Now, Yadon said, the library is just too small for that. It’s pretty old, too: in a previous Frontiersman article, Yadon reportedly said that half of the current building is a 1950s-era house moved to the site, and the other half is an addition built in 1985.
But with help from the community, the $5.3-million project — $3.5 million of which covers actual construction — is now underway. Yadon said the state of Alaska provided $2.8 million; $1.3 million came from the Mat-Su Borough. There were also $50,000 and $30,000 donations, respectively, from The Foraker Group and the Friends of the Talkeetna Library; $500,000 came from the Rasmuson Foundation; and the Mat-Su Health Foundation gave $135,000.
According to the initial floor plan pictured on the Friends of the Talkeetna Library website, the new building will include expanded spaces for a children’s area and multipurpose room, a young adult section, adult stacks and a lounge, in addition to the circulation area, lobby, business center, director’s office and study room.

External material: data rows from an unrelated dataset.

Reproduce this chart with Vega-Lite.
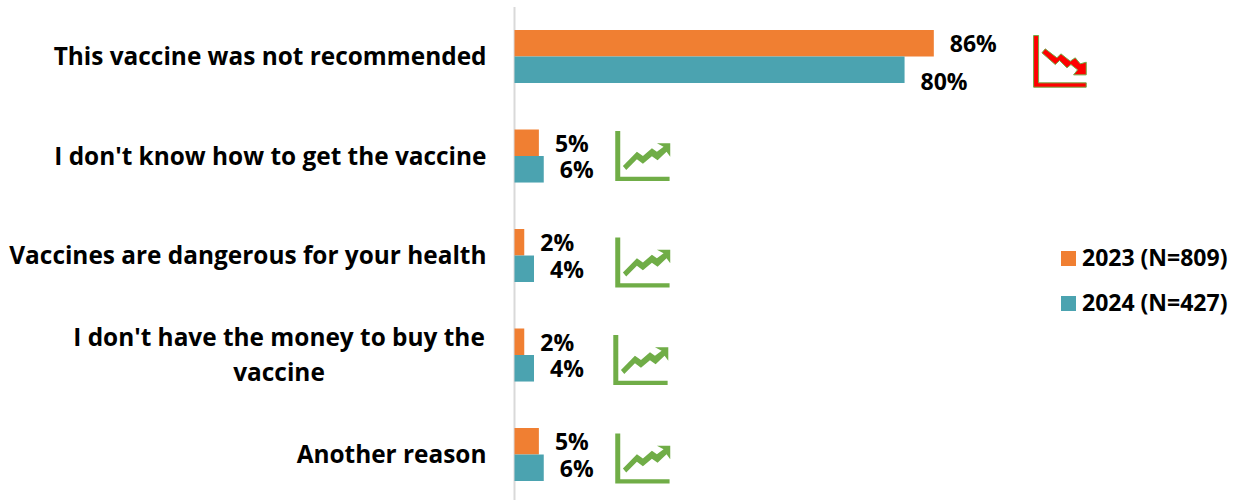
{
"$schema":"https://vega.github.io/schema/vega-lite/v6.json",
"autosize":{"type":"none"},
"padding":{"left":514.5,"top":7,"right":0,"bottom":0},
"width":726.5,"height":493,
"background":"white",
"config":{"view":{"stroke":null},"font":"Open Sans"},
"data":{"values":[
{"reason":"This vaccine was not recommended","year":"2023 (N=809)","value":0.86},
{"reason":"This vaccine was not recommended","year":"2024 (N=427)","value":0.80},
{"reason":"I don't know how to get the vaccine","year":"2023 (N=809)","value":0.05},
{"reason":"I don't know how to get the vaccine","year":"2024 (N=427)","value":0.06},
{"reason":"Vaccines are dangerous for your health","year":"2023 (N=809)","value":0.02},
{"reason":"Vaccines are dangerous for your health","year":"2024 (N=427)","value":0.04},
{"reason":"I don't have the money to buy the vaccine","year":"2023 (N=809)","value":0.02},
{"reason":"I don't have the money to buy the vaccine","year":"2024 (N=427)","value":0.04},
{"reason":"Another reason","year":"2023 (N=809)","value":0.05},
{"reason":"Another reason","year":"2024 (N=427)","value":0.06}
]},
"encoding":{
"y":{"field":"reason","type":"nominal","sort":null,"title":null,
"scale":{"paddingInner":0.467,"paddingOuter":0.211,"align":0.548},
"axis":{"ticks":false,"translate":0,"domainColor":"#d9d9d9","domainWidth":2,"labelPadding":28,"labelOffset":2,"labelFontSize":24.4,"labelFontWeight":700,"labelColor":"#000000","labelFont":"Open Sans","labelLimit":520,
"labelExpr":"datum.value == \"I don't have the money to buy the vaccine\" ? '' : datum.value"}},
"x":{"field":"value","type":"quantitative","axis":null,"scale":{"domain":[0,1.49],"nice":false,"zero":true}}
},
"layer":[
{"mark":{"type":"bar"},
"encoding":{"yOffset":{"field":"year","type":"nominal","sort":null},
"color":{"field":"year","type":"nominal","sort":null,"scale":{"range":["#f07f32","#4ba3b0"]},
"legend":{"title":null,"orient":"none","legendX":542.5,"legendY":240,"symbolType":"square","symbolSize":225,"symbolStrokeWidth":0,"labelFontSize":23,"labelFontWeight":700,"labelColor":"#000000","labelFont":"Open Sans","rowPadding":21,"labelOffset":2,"labelLimit":200}}}},
{"transform":[{"filter":"datum.year == '2023 (N=809)' && datum.reason == \"I don't have the money to buy the vaccine\""}],
"mark":{"type":"text","align":"center","baseline":"middle","dx":-235.5,"dy":11,"lineHeight":35,"fontSize":24.4,"fontWeight":700,"color":"#000000"},
"encoding":{"x":{"datum":0},"yOffset":{"value":0},"text":{"value":["I don't have the money to buy the","vaccine"]}}},
{"transform":[{"filter":"datum.value != 0.8"}],
"mark":{"type":"text","align":"left","baseline":"middle","dx":16,"dy":2,"fontSize":23,"fontWeight":700,"color":"#000000"},
"encoding":{"yOffset":{"field":"year","type":"nominal","sort":null},"text":{"field":"value","type":"quantitative","format":".0%"}}},
{"transform":[{"filter":"datum.value == 0.8"}],
"mark":{"type":"text","align":"left","baseline":"middle","dx":16,"dy":13,"fontSize":23,"fontWeight":700,"color":"#000000"},
"encoding":{"yOffset":{"field":"year","type":"nominal","sort":null},"text":{"field":"value","type":"quantitative","format":".0%"}}},
{"transform":[{"filter":"datum.year == '2023 (N=809)' && datum.reason == 'This vaccine was not recommended'"}],
"mark":{"type":"point","filled":true,"size":2916,"yOffset":5,"color":"#ff0000","stroke":"#70ad47","strokeWidth":1,"opacity":1,
"shape":"M-1 -0.963L-0.815 -0.963L-0.815 0.79L0.95 0.79L0.95 0.95L-1 0.95ZM-0.568 -0.469L-0.136 -0.136L0.012 -0.284L0.358 -0.012L0.543 -0.136L0.728 0.086L0.95 0.025L0.95 0.494L0.481 0.494L0.63 0.309L0.383 0.111L0.235 0.235L-0.037 -0.037L-0.198 0.111L-0.691 -0.321Z"},
"encoding":{"x":{"datum":1.12}}},
{"transform":[{"filter":"datum.year == '2023 (N=809)' && datum.reason == \"I don't know how to get the vaccine\""}],
"mark":{"type":"point","filled":true,"size":2916,"color":"#70ad47","opacity":1,
"shape":"M-1 -0.926L-0.815 -0.926L-0.815 0.765L1.012 0.765L1.012 0.926L-1 0.926ZM-0.716 0.37L-0.198 -0.16L0.025 0L0.358 -0.284L0.543 -0.16L0.79 -0.34L0.543 -0.469L1.037 -0.469L1.037 0.025L0.9 -0.16L0.568 0.16L0.358 0.012L0.025 0.284L-0.198 0.123L-0.593 0.52Z"},
"encoding":{"x":{"datum":0.262}}},
{"transform":[{"filter":"datum.year == '2023 (N=809)' && datum.reason == 'Vaccines are dangerous for your health'"}],
"mark":{"type":"point","filled":true,"size":2916,"yOffset":7,"color":"#70ad47","opacity":1,
"shape":"M-1 -0.926L-0.815 -0.926L-0.815 0.765L1.012 0.765L1.012 0.926L-1 0.926ZM-0.716 0.37L-0.198 -0.16L0.025 0L0.358 -0.284L0.543 -0.16L0.79 -0.34L0.543 -0.469L1.037 -0.469L1.037 0.025L0.9 -0.16L0.568 0.16L0.358 0.012L0.025 0.284L-0.198 0.123L-0.593 0.52Z"},
"encoding":{"x":{"datum":0.262}}},
{"transform":[{"filter":"datum.year == '2023 (N=809)' && datum.reason == \"I don't have the money to buy the vaccine\""}],
"mark":{"type":"point","filled":true,"size":2916,"yOffset":5,"color":"#70ad47","opacity":1,
"shape":"M-1 -0.926L-0.815 -0.926L-0.815 0.765L1.012 0.765L1.012 0.926L-1 0.926ZM-0.716 0.37L-0.198 -0.16L0.025 0L0.358 -0.284L0.543 -0.16L0.79 -0.34L0.543 -0.469L1.037 -0.469L1.037 0.025L0.9 -0.16L0.568 0.16L0.358 0.012L0.025 0.284L-0.198 0.123L-0.593 0.52Z"},
"encoding":{"x":{"datum":0.258}}},
{"transform":[{"filter":"datum.year == '2023 (N=809)' && datum.reason == 'Another reason'"}],
"mark":{"type":"point","filled":true,"size":2916,"yOffset":4,"color":"#70ad47","opacity":1,
"shape":"M-1 -0.926L-0.815 -0.926L-0.815 0.765L1.012 0.765L1.012 0.926L-1 0.926ZM-0.716 0.37L-0.198 -0.16L0.025 0L0.358 -0.284L0.543 -0.16L0.79 -0.34L0.543 -0.469L1.037 -0.469L1.037 0.025L0.9 -0.16L0.568 0.16L0.358 0.012L0.025 0.284L-0.198 0.123L-0.593 0.52Z"},
"encoding":{"x":{"datum":0.262}}}
]
}
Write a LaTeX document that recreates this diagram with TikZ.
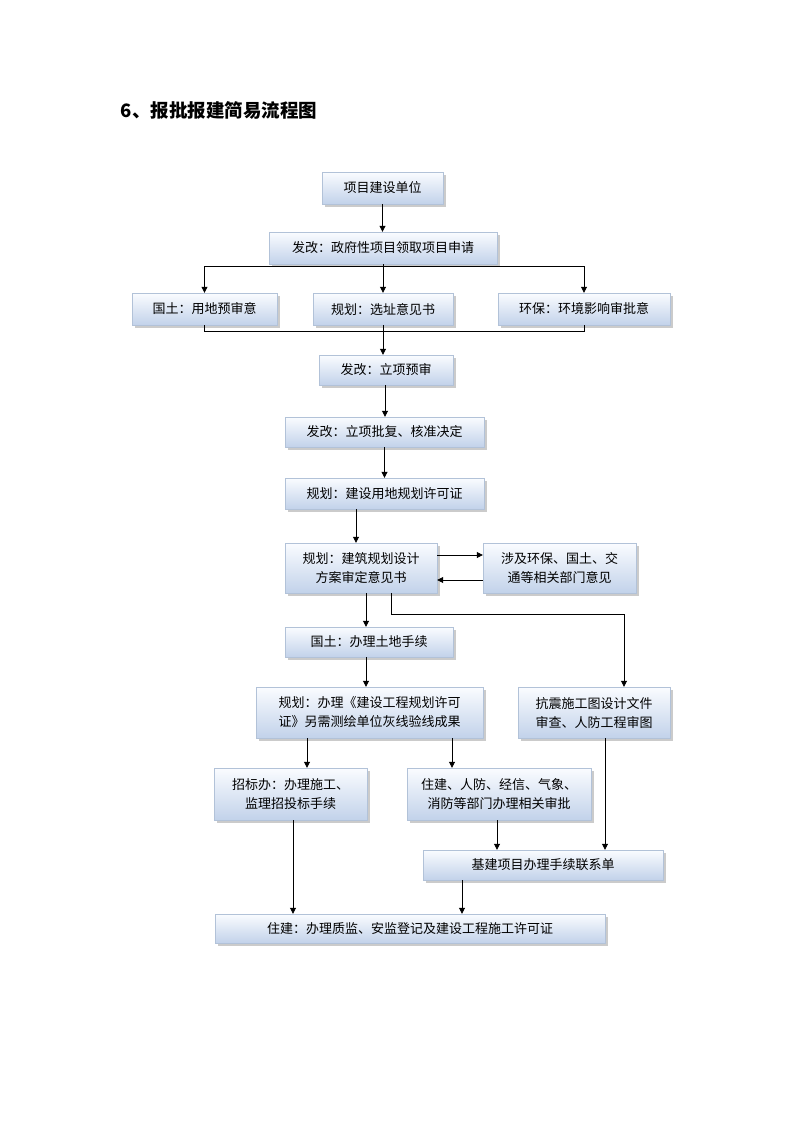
\documentclass[tikz,border=0pt]{standalone}
\usepackage{fontspec}
\newfontfamily\cjk{Noto Sans CJK SC}
\usetikzlibrary{arrows.meta,shadows}

\definecolor{boxtop}{RGB}{250,252,255}
\definecolor{boxbot}{RGB}{194,210,234}
\definecolor{boxline}{RGB}{178,194,216}

\tikzset{
  box/.style={draw=boxline, top color=boxtop, bottom color=boxbot,
    drop shadow={shadow xshift=2.5pt, shadow yshift=-2.5pt, fill=black!45, opacity=.45},
    inner sep=0pt, align=center, font=\cjk\fontsize{13}{19}\selectfont},
  arr/.style={-{Triangle[length=6pt,width=6pt]}, black, line width=.8pt},
  ln/.style={black, line width=.8pt}
}

\begin{document}
\begin{tikzpicture}[x=1pt,y=-1pt]
\useasboundingbox[fill=white] (0,0) rectangle (800,1132);

\node (title) at (219,110) {\cjk\bfseries\fontsize{18.5}{22}\selectfont 6、报批报建简易流程图};

% Put the boxes in, top to bottom:
\node[box, minimum width=121pt, minimum height=32pt] (xm) at (382.5,188) {项目建设单位};
\node[box, minimum width=228pt, minimum height=32pt] (fg) at (383,248) {发改：政府性项目领取项目申请};
\node[box, minimum width=145pt, minimum height=32pt] (gt) at (204.5,309) {国土：用地预审意};
\node[box, minimum width=140pt, minimum height=32pt] (gh) at (383,309) {规划：选址意见书};
\node[box, minimum width=172pt, minimum height=32pt] (hb) at (584,309) {环保：环境影响审批意};
\node[box, minimum width=134pt, minimum height=30pt] (lx) at (386,370) {发改：立项预审};
\node[box, minimum width=199pt, minimum height=30pt] (pf) at (384.5,432) {发改：立项批复、核准决定};
\node[box, minimum width=199pt, minimum height=31pt] (yd) at (384.5,493.5) {规划：建设用地规划许可证};
\node[box, minimum width=152pt, minimum height=50pt] (fa) at (361,568) {规划：建筑规划设计\\方案审定意见书};
\node[box, minimum width=153pt, minimum height=50pt] (yj) at (559.5,568) {涉及环保、国土、交\\通等相关部门意见};
\node[box, minimum width=168pt, minimum height=30pt] (td) at (369,642) {国土：办理土地手续};
\node[box, minimum width=227pt, minimum height=51pt] (xk) at (369.5,712.5) {规划：办理《建设工程规划许可\\证》另需测绘单位灰线验线成果};
\node[box, minimum width=152pt, minimum height=51pt] (kz) at (594,712.5) {抗震施工图设计文件\\审查、人防工程审图};
\node[box, minimum width=153pt, minimum height=52pt] (zb) at (290.5,794) {招标办：办理施工、\\监理招投标手续};
\node[box, minimum width=184pt, minimum height=52pt] (sp) at (499,794) {住建、人防、经信、气象、\\消防等部门办理相关审批};
\node[box, minimum width=240pt, minimum height=30pt] (lxd) at (543,865) {基建项目办理手续联系单};
\node[box, minimum width=390pt, minimum height=29pt] (sg) at (410,928.5) {住建：办理质监、安监登记及建设工程施工许可证};

% Branch out to the three offices and join again:
\coordinate (bus1) at (383,266);
\coordinate (bus2) at (383,331);
\draw[arr] (xm.south) -- (xm.south |- fg.north);
\draw[ln] (fg.south) -- (bus1);
\draw[ln] (gt.north |- bus1) -- (hb.north |- bus1);
\foreach \n in {gt,gh,hb}
  \draw[arr] (\n.north |- bus1) -- (\n.north);
\draw[ln] (gt.south) -- (gt.south |- bus2) -- (hb.south |- bus2) -- (hb.south);
\draw[arr] (gh.south) coordinate (t) -- (t |- lx.north);

\draw[arr] ([xshift=-1pt]lx.south) coordinate (t) -- (t |- pf.north);
\draw[arr] (pf.south) coordinate (t) -- (t |- yd.north);
\draw[arr] ([xshift=-28.5pt]yd.south) coordinate (t) -- (t |- fa.north);

% Back and forth with the other departments:
\draw[arr] ([yshift=13pt]fa.east) -- ([yshift=13pt]yj.west);
\draw[arr] ([yshift=-12pt]yj.west) -- ([yshift=-12pt]fa.east);

\draw[arr] ([xshift=5pt]fa.south) coordinate (t) -- (t |- td.north);
\draw[arr] ([xshift=30pt]fa.south) -- ++(0,21) -| ([xshift=30pt]kz.north);
\draw[arr] ([xshift=-3pt]td.south) coordinate (t) -- (t |- xk.north);
\draw[arr] ([xshift=-62.5pt]xk.south) coordinate (t) -- (t |- zb.north);
\draw[arr] ([xshift=82.5pt]xk.south) coordinate (t) -- (t |- sp.north);
\draw[arr] ([xshift=-2pt]sp.south) coordinate (t) -- (t |- lxd.north);
\draw[arr] ([xshift=11pt]kz.south) coordinate (t) -- (t |- lxd.north);
\draw[arr] ([xshift=2.5pt]zb.south) coordinate (t) -- (t |- sg.north);
\draw[arr] ([xshift=-81pt]lxd.south) coordinate (t) -- (t |- sg.north);
\end{tikzpicture}
\end{document}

“The biggest (improvement) I think is that we’re going to have what we will be calling programming,” Yadon said by phone. “We’ll be able to hold computer classes for seniors and teens that we just haven’t been able to do before.”
Yadon also said that the Talkeetna Library has never had a multipurpose room, or a teen area, and with their summer reading programs, the space is getting to be a necessity.
“The number of kids and parents that we get, we can’t hold those in our library,” she said.
Talkeetna and the surrounding areas also currently lack a safe, quiet space for teens to just relax or study, Yadon said, which is hard to have in a crowded environment. Plans for the new library include more seating and more privacy, she said.
On the outside of the building, river rock from local quarries is expected to cover sections of library as part of an effort to incorporate local materials, according to Andy Simasko of Architects Alaska Inc. He and the architects hope to give the building “the kind of lodge-y look, kind of Alaskan look that people who visit Talkeetna would expect to see,” Simasko said in the press release video.
The new building also will be up to seismic, electrical, mechanical and telecommunications codes, Yadon said, unlike the current building.
Vern Halter on the Mat-Su Borough Assembly also attended the ceremony and expressed his excitement about the project.
“It’s really fun to see projects get funded and get built, rather than talk about ’em,” Halter said in the video. “For me, living across in Trapper Creek for 25, 30 years, it’s fun to see the northern Valley continue to develop.”
State Representative Wes Keller had good things to say about the library from a governmental perspective.
“You know state government works when communities are alive and engaged, and Talkeetna’s one of the prime examples,” Keller said in the video. “There’s just gonna be a lot of things that happen in this library that will help define Talkeetna, help make us proud.”
But the value of this library will be bigger than the Mat-Su Valley, according to Yadon.
“Having lived overseas for a number of years, I can attest to the fact that America’s libraries are unique, and the role that they play in the fabric of our nation and our communities is unprecedented,” she said. “Libraries change lives and they build communities, and that is what we will do here.”
The library is expected to open by the end of 2015. Architects Alaska Inc. designed the library and E&E Construction is the contractor.